* [TASK REQUIREMENTS] Please write the listing below out again exactly, leaving every picture behind.

Start of COLLECTED MATERIAL

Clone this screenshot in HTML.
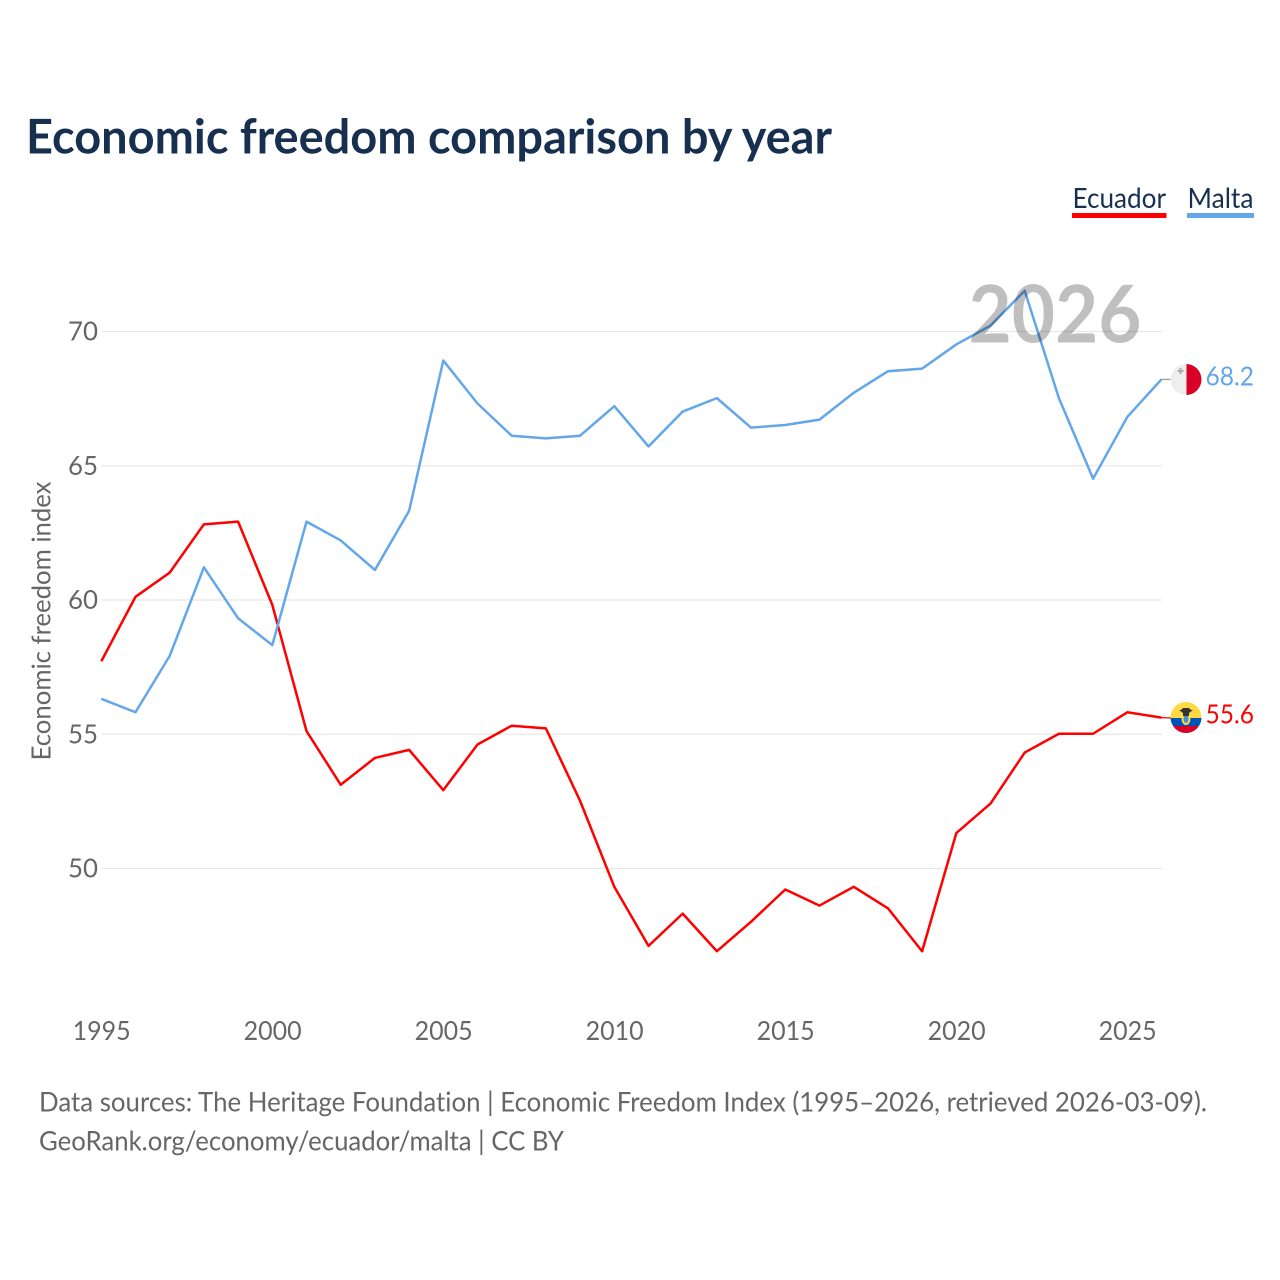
<!DOCTYPE html>
<html lang="en">
<head>
<meta charset="utf-8">
<title>Economic freedom comparison by year</title>
<style>
html,body{margin:0;padding:0;background:#fff;}
svg{display:block;}
text{font-family:"Lato","Carlito","Liberation Sans",sans-serif;font-variant-ligatures:none;}
</style>
</head>
<body>
<svg id="chart" xmlns="http://www.w3.org/2000/svg" width="1280" height="1280" viewBox="0 0 1280 1280">
  <rect x="0" y="0" width="1280" height="1280" fill="#ffffff"/>
  <text x="26" y="153.500" font-size="48" font-weight="700" fill="#18304f" textLength="806" lengthAdjust="spacingAndGlyphs">Economic freedom comparison by year</text>

  <g>
    <g>
      <text x="1072.500" y="208" font-size="28" fill="#18304f" textLength="93.500" lengthAdjust="spacingAndGlyphs">Ecuador</text>
      <rect x="1072" y="213" width="94.500" height="5" fill="#ff0000"/>
    </g>
    <g>
      <text x="1187.500" y="208" font-size="28" fill="#18304f" textLength="66" lengthAdjust="spacingAndGlyphs">Malta</text>
      <rect x="1187" y="213" width="67" height="5" fill="#63a6ea"/>
    </g>
  </g>

  <g id="grid"></g>
  <g id="yticks"></g>
  <g id="xticks"></g>
  <text transform="translate(50.500,621) rotate(-90)" text-anchor="middle" font-size="26" fill="#666666" textLength="279" lengthAdjust="spacingAndGlyphs">Economic freedom index</text>

  <g id="series"></g>

  <text x="1055" y="342.500" text-anchor="middle" font-size="80" font-weight="700" fill="#000000" fill-opacity="0.25" textLength="173" lengthAdjust="spacingAndGlyphs">2026</text>

  <g>
    <clipPath id="clip-mt"><circle cx="1186" cy="379.500" r="15.500"/></clipPath>
    <g clip-path="url(#clip-mt)">
      <rect x="1170" y="364" width="16.500" height="31" fill="#eeeeee"/>
      <rect x="1186.500" y="364" width="15" height="31" fill="#d80027"/>
      <path d="M1179.500 368h2v2h2v2h-2v2h-2v-2h-2v-2h2z" fill="#acabb1"/>
    </g>
    <text x="1254" y="385.500" text-anchor="end" font-size="26" fill="#63a6ea" textLength="48.500" lengthAdjust="spacingAndGlyphs">68.2</text>
  </g>
  <g>
    <clipPath id="clip-ec"><circle cx="1186" cy="717.500" r="15.500"/></clipPath>
    <g clip-path="url(#clip-ec)">
      <rect x="1170" y="702" width="32" height="16" fill="#ffda44"/>
      <rect x="1170" y="718" width="32" height="8" fill="#0052b4"/>
      <rect x="1170" y="726" width="32" height="8" fill="#d80027"/>
      <ellipse cx="1186" cy="719" rx="4.500" ry="6" fill="#ffda44"/>
      <ellipse cx="1186" cy="719" rx="2.500" ry="4" fill="#4a90d0"/>
      <path d="M1181 710l2 -2h6l2 2h2l-4 3v3h-6v-3l-4 -3z" fill="#333333"/>
    </g>
    <text x="1254" y="723.500" text-anchor="end" font-size="26" fill="#ff0000" textLength="48.500" lengthAdjust="spacingAndGlyphs">55.6</text>
  </g>

  <text x="39" y="1111.500" font-size="27" fill="#666666" textLength="1168" lengthAdjust="spacingAndGlyphs">Data sources: The Heritage Foundation | Economic Freedom Index (1995–2026, retrieved 2026-03-09).</text>
  <text x="39" y="1150.500" font-size="27" fill="#666666" textLength="525" lengthAdjust="spacingAndGlyphs">GeoRank.org/economy/ecuador/malta | CC BY</text>
</svg>
<script>
const years = [1995,1996,1997,1998,1999,2000,2001,2002,2003,2004,2005,2006,2007,2008,2009,2010,2011,2012,2013,2014,2015,2016,2017,2018,2019,2020,2021,2022,2023,2024,2025,2026];
const ecuadorValues = [57.7,60.1,61.0,62.8,62.9,59.8,55.1,53.1,54.1,54.4,52.9,54.6,55.3,55.2,52.5,49.3,47.1,48.3,46.9,48.0,49.2,48.6,49.3,48.5,46.9,51.3,52.4,54.3,55.0,55.0,55.8,55.6];
const maltaValues = [56.3,55.8,57.9,61.2,59.3,58.3,62.9,62.2,61.1,63.3,68.9,67.3,66.1,66.0,66.1,67.2,65.7,67.0,67.5,66.4,66.5,66.7,67.7,68.5,68.6,69.5,70.2,71.5,67.5,64.5,66.8,68.2];
const yTickLabels = [50,55,60,65,70];
const xTickLabels = [1995,2000,2005,2010,2015,2020,2025];

const NS = 'http://www.w3.org/2000/svg';
function xScale(year) { return 101.3 + (year - 1995) * (1127.3 - 101.3) / 30; }
function yScale(value) { return 868 + (value - 50) * (331 - 868) / 20; }
function make(tag, attrs, parent) {
  const el = document.createElementNS(NS, tag);
  for (const k in attrs) el.setAttribute(k, attrs[k]);
  parent.appendChild(el);
  return el;
}

const grid = document.getElementById('grid');
const yticks = document.getElementById('yticks');
const xticks = document.getElementById('xticks');
const series = document.getElementById('series');

yTickLabels.forEach(function (v) {
  const line = make('line', {x1: 101.5, x2: 1162, y1: yScale(v) + 0.5, y2: yScale(v) + 0.5, stroke: '#e8e8e8', 'stroke-width': 1.2}, grid);
  
  
  const t = make('text', {x: 98, y: yScale(v) + 9.5, 'text-anchor': 'end', 'font-size': 26, fill: '#666666', textLength: 30, lengthAdjust: 'spacingAndGlyphs'}, yticks);
  
  
  t.textContent = v;
});

xTickLabels.forEach(function (y) {
  const t = make('text', {x: xScale(y) + 0.3, y: 1040, 'text-anchor': 'middle', 'font-size': 26, fill: '#666666', textLength: 58, lengthAdjust: 'spacingAndGlyphs'}, xticks);
  
  
  t.textContent = y;
});

function pointsFor(values) {
  return values.map(function (v, i) { return xScale(years[i]) + ',' + yScale(v); }).join(' ');
}

const connMalta = make('line', {x1: xScale(2026), y1: yScale(maltaValues[maltaValues.length - 1]), x2: 1172, y2: 379.5, stroke: '#999999', 'stroke-width': 1.2}, series);


const connEcuador = make('line', {x1: xScale(2026), y1: yScale(ecuadorValues[ecuadorValues.length - 1]), x2: 1172, y2: 718, stroke: '#ff0000', 'stroke-width': 1.2}, series);



const lineEcuador = make('polyline', {points: pointsFor(ecuadorValues), fill: 'none', stroke: '#ff0000', 'stroke-width': 2.5, 'stroke-linejoin': 'round'}, series);


const lineMalta = make('polyline', {points: pointsFor(maltaValues), fill: 'none', stroke: '#63a6ea', 'stroke-width': 2.5, 'stroke-linejoin': 'round'}, series);


</script>
</body>
</html>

End of COLLECTED MATERIAL

* [COMPLETE ANSWER]
Clone this screenshot in HTML.
<!DOCTYPE html>
<html lang="en">
<head>
<meta charset="utf-8">
<title>Economic freedom comparison by year</title>
<style>
html,body{margin:0;padding:0;background:#fff;}
svg{display:block;}
text{font-family:"Lato","Carlito","Liberation Sans",sans-serif;font-variant-ligatures:none;}
</style>
</head>
<body>
<svg id="chart" xmlns="http://www.w3.org/2000/svg" width="1280" height="1280" viewBox="0 0 1280 1280">
  <rect x="0" y="0" width="1280" height="1280" fill="#ffffff"/>
  <text x="26" y="153.500" font-size="48" font-weight="700" fill="#18304f" textLength="806" lengthAdjust="spacingAndGlyphs">Economic freedom comparison by year</text>

  <g>
    <g>
      <text x="1072.500" y="208" font-size="28" fill="#18304f" textLength="93.500" lengthAdjust="spacingAndGlyphs">Ecuador</text>
      <rect x="1072" y="213" width="94.500" height="5" fill="#ff0000"/>
    </g>
    <g>
      <text x="1187.500" y="208" font-size="28" fill="#18304f" textLength="66" lengthAdjust="spacingAndGlyphs">Malta</text>
      <rect x="1187" y="213" width="67" height="5" fill="#63a6ea"/>
    </g>
  </g>

  <g id="grid"></g>
  <g id="yticks"></g>
  <g id="xticks"></g>
  <text transform="translate(50.500,621) rotate(-90)" text-anchor="middle" font-size="26" fill="#666666" textLength="279" lengthAdjust="spacingAndGlyphs">Economic freedom index</text>

  <g id="series"></g>

  <text x="1055" y="342.500" text-anchor="middle" font-size="80" font-weight="700" fill="#000000" fill-opacity="0.25" textLength="173" lengthAdjust="spacingAndGlyphs">2026</text>

  <g>
    <clipPath id="clip-mt"><circle cx="1186" cy="379.500" r="15.500"/></clipPath>
    <g clip-path="url(#clip-mt)">
      <rect x="1170" y="364" width="16.500" height="31" fill="#eeeeee"/>
      <rect x="1186.500" y="364" width="15" height="31" fill="#d80027"/>
      <path d="M1179.500 368h2v2h2v2h-2v2h-2v-2h-2v-2h2z" fill="#acabb1"/>
    </g>
    <text x="1254" y="385.500" text-anchor="end" font-size="26" fill="#63a6ea" textLength="48.500" lengthAdjust="spacingAndGlyphs">68.2</text>
  </g>
  <g>
    <clipPath id="clip-ec"><circle cx="1186" cy="717.500" r="15.500"/></clipPath>
    <g clip-path="url(#clip-ec)">
      <rect x="1170" y="702" width="32" height="16" fill="#ffda44"/>
      <rect x="1170" y="718" width="32" height="8" fill="#0052b4"/>
      <rect x="1170" y="726" width="32" height="8" fill="#d80027"/>
      <ellipse cx="1186" cy="719" rx="4.500" ry="6" fill="#ffda44"/>
      <ellipse cx="1186" cy="719" rx="2.500" ry="4" fill="#4a90d0"/>
      <path d="M1181 710l2 -2h6l2 2h2l-4 3v3h-6v-3l-4 -3z" fill="#333333"/>
    </g>
    <text x="1254" y="723.500" text-anchor="end" font-size="26" fill="#ff0000" textLength="48.500" lengthAdjust="spacingAndGlyphs">55.6</text>
  </g>

  <text x="39" y="1111.500" font-size="27" fill="#666666" textLength="1168" lengthAdjust="spacingAndGlyphs">Data sources: The Heritage Foundation | Economic Freedom Index (1995–2026, retrieved 2026-03-09).</text>
  <text x="39" y="1150.500" font-size="27" fill="#666666" textLength="525" lengthAdjust="spacingAndGlyphs">GeoRank.org/economy/ecuador/malta | CC BY</text>
</svg>
<script>
const years = [1995,1996,1997,1998,1999,2000,2001,2002,2003,2004,2005,2006,2007,2008,2009,2010,2011,2012,2013,2014,2015,2016,2017,2018,2019,2020,2021,2022,2023,2024,2025,2026];
const ecuadorValues = [57.7,60.1,61.0,62.8,62.9,59.8,55.1,53.1,54.1,54.4,52.9,54.6,55.3,55.2,52.5,49.3,47.1,48.3,46.9,48.0,49.2,48.6,49.3,48.5,46.9,51.3,52.4,54.3,55.0,55.0,55.8,55.6];
const maltaValues = [56.3,55.8,57.9,61.2,59.3,58.3,62.9,62.2,61.1,63.3,68.9,67.3,66.1,66.0,66.1,67.2,65.7,67.0,67.5,66.4,66.5,66.7,67.7,68.5,68.6,69.5,70.2,71.5,67.5,64.5,66.8,68.2];
const yTickLabels = [50,55,60,65,70];
const xTickLabels = [1995,2000,2005,2010,2015,2020,2025];

const NS = 'http://www.w3.org/2000/svg';
function xScale(year) { return 101.3 + (year - 1995) * (1127.3 - 101.3) / 30; }
function yScale(value) { return 868 + (value - 50) * (331 - 868) / 20; }
function make(tag, attrs, parent) {
  const el = document.createElementNS(NS, tag);
  for (const k in attrs) el.setAttribute(k, attrs[k]);
  parent.appendChild(el);
  return el;
}

const grid = document.getElementById('grid');
const yticks = document.getElementById('yticks');
const xticks = document.getElementById('xticks');
const series = document.getElementById('series');

yTickLabels.forEach(function (v) {
  const line = make('line', {x1: 101.5, x2: 1162, y1: yScale(v) + 0.5, y2: yScale(v) + 0.5, stroke: '#e8e8e8', 'stroke-width': 1.2}, grid);
  
  
  const t = make('text', {x: 98, y: yScale(v) + 9.5, 'text-anchor': 'end', 'font-size': 26, fill: '#666666', textLength: 30, lengthAdjust: 'spacingAndGlyphs'}, yticks);
  
  
  t.textContent = v;
});

xTickLabels.forEach(function (y) {
  const t = make('text', {x: xScale(y) + 0.3, y: 1040, 'text-anchor': 'middle', 'font-size': 26, fill: '#666666', textLength: 58, lengthAdjust: 'spacingAndGlyphs'}, xticks);
  
  
  t.textContent = y;
});

function pointsFor(values) {
  return values.map(function (v, i) { return xScale(years[i]) + ',' + yScale(v); }).join(' ');
}

const connMalta = make('line', {x1: xScale(2026), y1: yScale(maltaValues[maltaValues.length - 1]), x2: 1172, y2: 379.5, stroke: '#999999', 'stroke-width': 1.2}, series);


const connEcuador = make('line', {x1: xScale(2026), y1: yScale(ecuadorValues[ecuadorValues.length - 1]), x2: 1172, y2: 718, stroke: '#ff0000', 'stroke-width': 1.2}, series);



const lineEcuador = make('polyline', {points: pointsFor(ecuadorValues), fill: 'none', stroke: '#ff0000', 'stroke-width': 2.5, 'stroke-linejoin': 'round'}, series);


const lineMalta = make('polyline', {points: pointsFor(maltaValues), fill: 'none', stroke: '#63a6ea', 'stroke-width': 2.5, 'stroke-linejoin': 'round'}, series);


</script>
</body>
</html>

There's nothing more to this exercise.